The earliest time I can remember cutting out and decorating cookies was at Christmas time when we were living in Washington. I can remember thinking that we had so many cookies and it would never end! Haha I always loved frosting the angels or snowmen because then you could make them into people and play with them. Holidays are always better when there are sugar cookies! So go ahead and make heart cookies for Valentine’s Day, shamrocks for St Patrick’s Day, ghosts/pumpkins for Halloween and reindeer/snowmen for Christmas!!

This recipe is so great to use because of how easy it is to roll out. The butter/cream cheese makes it so that you could almost roll it out with just your hands. The dough is holds it shape and the cookie stays soft! I normally double the batch if I’m making it with another family or giving some away. If it’s just one family then just do one normal batch. The cookies freeze great. Just bag them up after baking and frost when thawed about to serve.

Ingredients

  • 1 cup softened butter
  • 1 cup + 2 TBS sugar
  • 2 oz cream cheese softened
  • 1 egg
  • 2 tsp vanilla
  • 2 3/4 cups flour
  • 1 tsp baking powder
  • 1/2 tsp salt
  • Frosting
  • 1 cup butter softened
  • 4 cups powered sugar
  • 2 TBS heavy cream or milk
  • 2 tsp vanilla
  • 4 oz cream cheese (optional)

Directions

  1. Cream together butter and sugar. You will want to cream it for 2-4 minutes to make sure that it is light and fluffy.
  2. Add in the cream cheese. Mix until light and fluffy.
  3. Add eggs and vanilla. Mix.
  4. Add flour, baking powder and salt. Mix until combined and makes a soft dough.
  5. Lightly flour a cookie sheet or baking mat. Roll out the dough flat on the mat. (This makes it easier to roll out after chilling).
  6. CHILL IN FRIDGE for at least 30 minutes-1 hour. Best if chilled over night.
  7. Preheat oven to 350
  8. Sprinkle flour over table or surface where the dough will go.
  9. Roll out dough to desired thickness.
  10. Cut out cookie shapes. Place on a lined or grease cookie sheet. Continue to roll out dough until all the dough has been used.
  11. Bake in oven for 7-9 minutes. You want to edges to be lightly golden but the middle to still be soft.
  12. Let cool.
  13. Frosting – cream butter and cream cheese for 4 minutes. Add the rest of the ingredients and continue to mix for 2 minutes. Divide up and add food coloring if desired.
  14. Frost and enjoy!!

(Hint #1- I take the cookies out when the shiny top turns into a matte looking top. If the cookies are thicker, you might not even get a colored edge and that’s ok. As long as it isn’t too flimsy when taken off the sheet)

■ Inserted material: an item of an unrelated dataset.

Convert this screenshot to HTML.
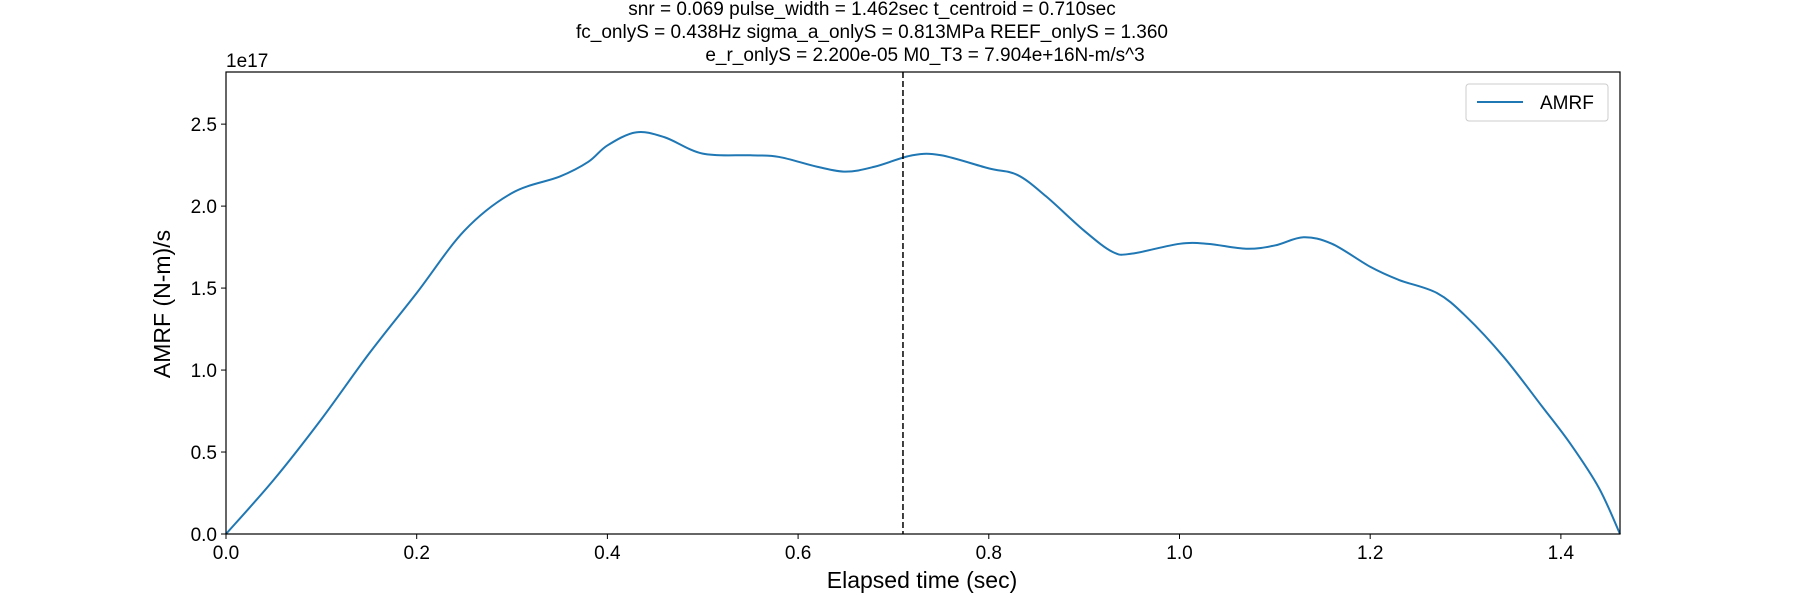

(Hint #2- this is a LIFESAVER!! Set up a “sprinkle station” and let the kids go to town with the sprinkles as long as it’s over the cookie sheet. This contained most of the sprinkles and then all I have to do was lift up my baking mat and pour them into a “surprise sprinkle” cup!)

(Hint #3- divide up the frosting in DISPOSABLE BOWLS! Because nobody likes to clean up hard frosting and so you just have to toss it out when finished!)

Can we just appreciate how many eyeballs and sprinkles are on these two cookies!! Now that means someone had a GOOD time!!